[Entries with chart source code]
# # # # #

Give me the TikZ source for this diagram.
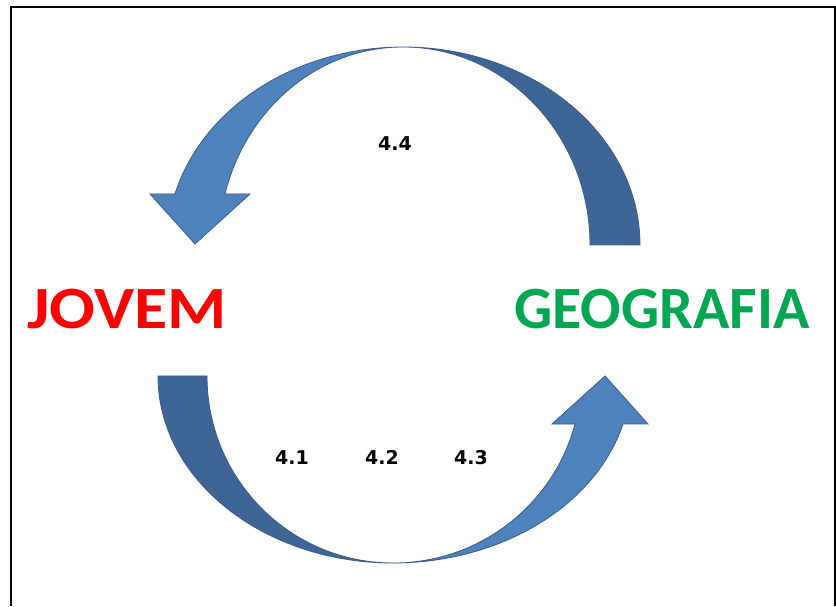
\documentclass[tikz,border=0pt]{standalone}
\usepackage{fontspec}
\setmainfont{Carlito}
\newfontfamily\labelfont{DejaVu Sans}
\usepackage{xcolor}
\usepackage{tikz}

\definecolor{arrowfront}{RGB}{79,129,189}
\definecolor{arrowback}{RGB}{62,101,150}
\definecolor{arrowline}{RGB}{56,93,138}
\definecolor{jovemred}{RGB}{255,0,0}
\definecolor{geogreen}{RGB}{0,166,81}

\tikzset{
    front/.style={fill=arrowfront, draw=arrowline, line width=0.8pt},
    back/.style={fill=arrowback, draw=arrowline, line width=0.8pt},
    title/.style={font=\fontsize{60}{60}\selectfont\bfseries, inner sep=0pt, transform shape},
    numlabel/.style={font=\labelfont\fontsize{19}{19}\selectfont\bfseries, inner sep=0pt,
        text height=14pt, text depth=0pt}
}

\begin{document}
\begin{tikzpicture}[x=1pt, y=1pt]
    \useasboundingbox (0,0) rectangle (836,606);
    \draw[line width=2pt] (11,0) -- (11,599) -- (835,599) -- (835,0);

    % upper arrow: geografia back to jovem
    \draw[back] (403,559) arc[start angle=90, end angle=0, x radius=237, y radius=198]
        -- (590,361) arc[start angle=0, end angle=90, x radius=187, y radius=198] -- cycle;
    \draw[front] (403,559) arc[start angle=90, end angle=165.07, x radius=236, y radius=198]
        -- (150,412) -- (195,362) -- (250,412) -- (225,412)
        arc[start angle=165.07, end angle=90, x radius=184, y radius=198] -- cycle;

    % lower arrow: jovem to geografia
    \draw[back] (158,230) arc[start angle=180, end angle=270, x radius=235, y radius=187]
        arc[start angle=270, end angle=180, x radius=186, y radius=187] -- cycle;
    \draw[front] (393,43) arc[start angle=270, end angle=345.13, x radius=238, y radius=187]
        -- (648,182) -- (605,230) -- (552,182) -- (575,182)
        arc[start angle=345.13, end angle=270, x radius=188, y radius=187] -- cycle;

    \node[title, text=jovemred, xscale=1.13] (jovem) at (127,297) {JOVEM};
    \node[title, text=geogreen] (geografia) at (662,297) {GEOGRAFIA};

    \node[numlabel] (n41) at (292,149) {4.1};
    \node[numlabel] (n42) at (382,149) {4.2};
    \node[numlabel] (n43) at (471,149) {4.3};
    \node[numlabel] (n44) at (395,462) {4.4};
\end{tikzpicture}
\end{document}
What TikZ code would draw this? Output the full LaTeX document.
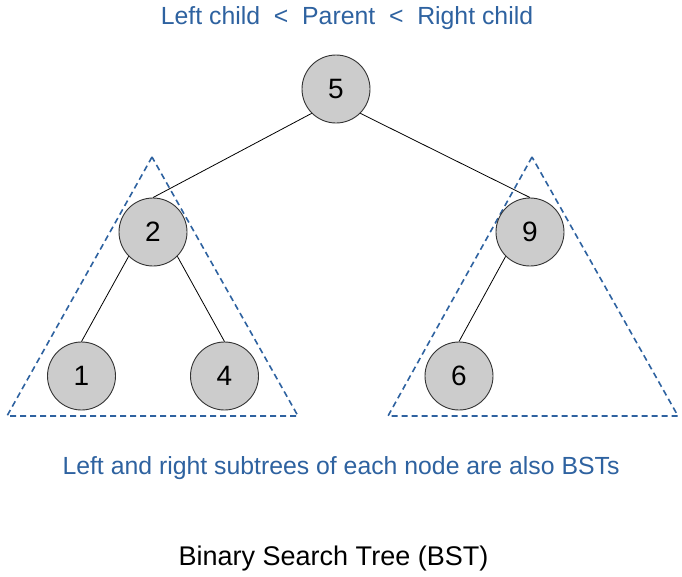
\documentclass[tikz,border=0pt]{standalone}
\usepackage{fontspec}
\setmainfont{Liberation Sans}
\definecolor{bstblue}{RGB}{46,98,160}
\definecolor{nodegray}{RGB}{204,204,204}
\begin{document}
\begin{tikzpicture}[x=1pt,y=-1pt,
  treenode/.style={circle,draw=black!80,fill=nodegray,line width=0.9pt,minimum size=68pt,inner sep=0pt,font=\fontsize{28}{32}\selectfont},
  edge/.style={draw=black,line width=0.8pt},
  subtree/.style={draw=bstblue,line width=1.6pt,dash pattern=on 6pt off 4pt},
  bluetext/.style={text=bstblue,font=\fontsize{24.8}{30}\selectfont,anchor=base,inner sep=0pt}]
\useasboundingbox (0,0) rectangle (682,576);
\fill[white] (0,0) rectangle (682,576);
% subtree triangles
\coordinate (la) at (152,157);
\coordinate (lb) at (7,416);
\coordinate (lc) at (298,416);
\coordinate (ra) at (532,157);
\coordinate (rb) at (388,416);
\coordinate (rc) at (678,416);
\draw[subtree] (la) -- (lb) -- (lc) -- cycle;
\draw[subtree] (ra) -- (rb) -- (rc) -- cycle;
% nodes
\node[treenode] (n5) at (336,89) {5};
\node[treenode] (n2) at (153,232) {2};
\node[treenode] (n9) at (530,232) {9};
\node[treenode] (n1) at (81.5,376) {1};
\node[treenode] (n4) at (224.5,376) {4};
\node[treenode] (n6) at (459,376) {6};
% edges
\draw[edge] (n5.south west) -- (n2.north);
\draw[edge] (n5.south east) -- (n9.north);
\draw[edge] (n2.south west) -- (n1.north);
\draw[edge] (n2.south east) -- (n4.north);
\draw[edge] (n9.south west) -- (n6.north);
% texts
\node[bluetext] (title) at (347,24) {Left child~~<~~Parent~~<~~Right child};
\node[bluetext] (note) at (341,474) {Left and right subtrees of each node are also BSTs};
\node[anchor=base,inner sep=0pt,font=\fontsize{27}{31}\selectfont] (caption) at (333.5,565) {Binary Search Tree (BST)};
\end{tikzpicture}
\end{document}
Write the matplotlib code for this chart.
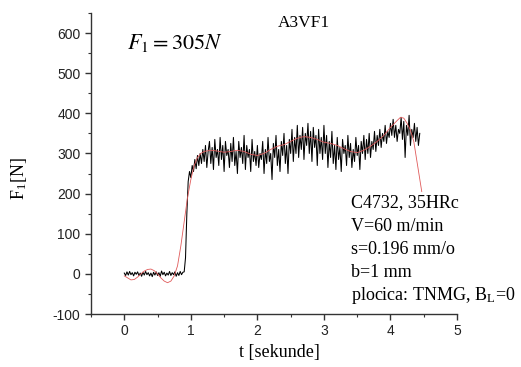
import numpy as np
import matplotlib
matplotlib.use("Agg")
import matplotlib.pyplot as plt
from matplotlib.ticker import MultipleLocator

# ---- data ----
sig_t0 = 0.0
sig_dt = 0.02
signal = [
    2, -4, 5, -3, 6, -2, 3, -5, 4, -1,
    5, -4, 2, -6, 4, -3, 6, -2, 3, -5,
    2, -7, 4, -3, 5, -4, 3, -6, 7, -2,
    4, -5, 2, -3, 6, -4, 3, -2, 5, -6,
    3, -4, 6, -2, 4,
    5, 40, 150, 230, 255,
    240, 270, 255, 285, 262, 295, 270, 300, 275, 310,
    280, 320, 265, 305, 330, 275, 315, 260, 335, 290,
    310, 270, 340, 285, 320, 255, 330, 295, 310, 265,
    325, 280, 340, 270, 305, 250, 330, 290, 315, 275,
    345, 260, 320, 290, 310, 255, 335, 280, 305, 270,
    320, 265, 300, 285, 330, 250, 310, 275, 340, 280,
    300, 235, 325, 290, 345, 270, 310, 255, 330, 295,
    350, 275, 320, 250, 335, 300, 360, 280, 340, 300,
    370, 290, 345, 310, 365, 285, 350, 320, 375, 300,
    355, 280, 365, 315, 345, 270, 360, 300, 340, 285,
    370, 300, 345, 265, 330, 290, 355, 275, 320, 260,
    340, 285, 315, 255, 335, 300, 320, 270, 345, 290,
    325, 265, 310, 280, 340, 295, 320, 260, 330, 300,
    345, 285, 335, 300, 350, 290, 330, 310, 355, 305,
    345, 320, 360, 315, 350, 330, 370, 325, 355, 340,
    375, 345, 385, 340, 370, 330, 360, 350, 390, 335,
    380, 290, 370, 345, 395, 320, 360, 340, 375, 330,
    365, 320, 350,
]

fit_t = [0.00, 0.05, 0.10, 0.15, 0.20, 0.25, 0.30, 0.35, 0.40, 0.45,
         0.50, 0.55, 0.60, 0.65, 0.70, 0.75, 0.80, 0.85, 0.90, 0.95,
         1.00, 1.05, 1.10, 1.15, 1.20, 1.30, 1.40, 1.50, 1.60, 1.70,
         1.80, 1.90, 2.00, 2.10, 2.20, 2.30, 2.40, 2.50, 2.60, 2.70,
         2.80, 2.90, 3.00, 3.10, 3.20, 3.30, 3.40, 3.50, 3.60, 3.70,
         3.80, 3.90, 4.00, 4.10, 4.15, 4.20, 4.25, 4.30, 4.35, 4.47]
fit_v = [-5, -10, -15, -14, -8, 0, 7, 11, 12, 8,
         0, -10, -18, -22, -18, -5, 20, 70, 130, 190,
         235, 270, 290, 300, 305, 308, 306, 303, 305, 308,
         305, 298, 295, 300, 310, 318, 322, 330, 338, 342,
         340, 335, 328, 325, 320, 312, 305, 302, 308, 318,
         330, 345, 365, 382, 390, 388, 375, 358, 330, 205]

x_ticks = [0, 1, 2, 3, 4, 5]
y_ticks = [-100, 0, 100, 200, 300, 400, 500, 600]

title_text = "A3VF1"
force_text = r"$F_1 = 305N$"
x_label = "t [sekunde]"
y_label = r"F$_\mathregular{1}$[N]"
info_lines = ["C4732, 35HRc", "V=60 m/min", "s=0.196 mm/o", "b=1 mm",
              r"plocica: TNMG, B$_\mathregular{L}$=0"]

# ---- figure ----
plt.rcParams["mathtext.fontset"] = "stix"
plt.rcParams["axes.unicode_minus"] = False
fig = plt.figure(figsize=(5.21, 3.67), dpi=100)
ax = fig.add_axes([0.1747, 0.1444, 0.7025, 0.8202])

t = sig_t0 + sig_dt * np.arange(len(signal))
ax.plot(t, signal, color="black", lw=0.75)
ax.plot(fit_t, fit_v, color="#e05a5a", lw=0.6)

ax.set_xlim(-0.5, 5)
ax.set_ylim(-100, 650)
ax.set_xticks(x_ticks)
ax.set_yticks(y_ticks)
ax.xaxis.set_minor_locator(MultipleLocator(0.5))
ax.yaxis.set_minor_locator(MultipleLocator(50))
for s in ["top", "right"]:
    ax.spines[s].set_visible(False)
for s in ["left", "bottom"]:
    ax.spines[s].set_linewidth(1.0)
    ax.spines[s].set_color("#333333")
ax.tick_params(which="major", direction="out", length=4, width=1.0,
               labelsize=10, colors="#333333", labelcolor="#222222")
ax.tick_params(which="minor", direction="out", length=2.5, width=0.8,
               colors="#333333")
for lab in ax.get_xticklabels() + ax.get_yticklabels():
    lab.set_fontfamily("Liberation Sans")

serif = "Liberation Serif"
fig.text(279 / 521, 1 - 352 / 367, x_label, fontfamily=serif, fontsize=13,
         ha="center", va="center")
fig.text(19 / 521, 1 - 178 / 367, y_label, fontfamily=serif, fontsize=13,
         ha="center", va="center", rotation=90)

fig.text(304 / 521, 1 - 23 / 367, title_text, fontfamily=serif, fontsize=12.5,
         ha="center", va="center")
fig.text(127 / 521, 1 - 43 / 367, force_text, fontsize=16, ha="left", va="center")

y0 = 203
for i, line in enumerate(info_lines):
    fig.text(351 / 521, 1 - (y0 + i * 23.1) / 367, line, fontfamily=serif,
             fontsize=13, ha="left", va="center")

fig.savefig("out.png", dpi=100)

# # # # #

## TASK TO COMPLETE
What lines above run from the one with "Write the matplotlib code for this chart." to the one with "from matplotlib.ticker import MultipleLocator"? Give them again exactly, ends included, and leave the pictures out.

## ANSWER BELOW
Write the matplotlib code for this chart.
import numpy as np
import matplotlib
matplotlib.use("Agg")
import matplotlib.pyplot as plt
from matplotlib.ticker import MultipleLocator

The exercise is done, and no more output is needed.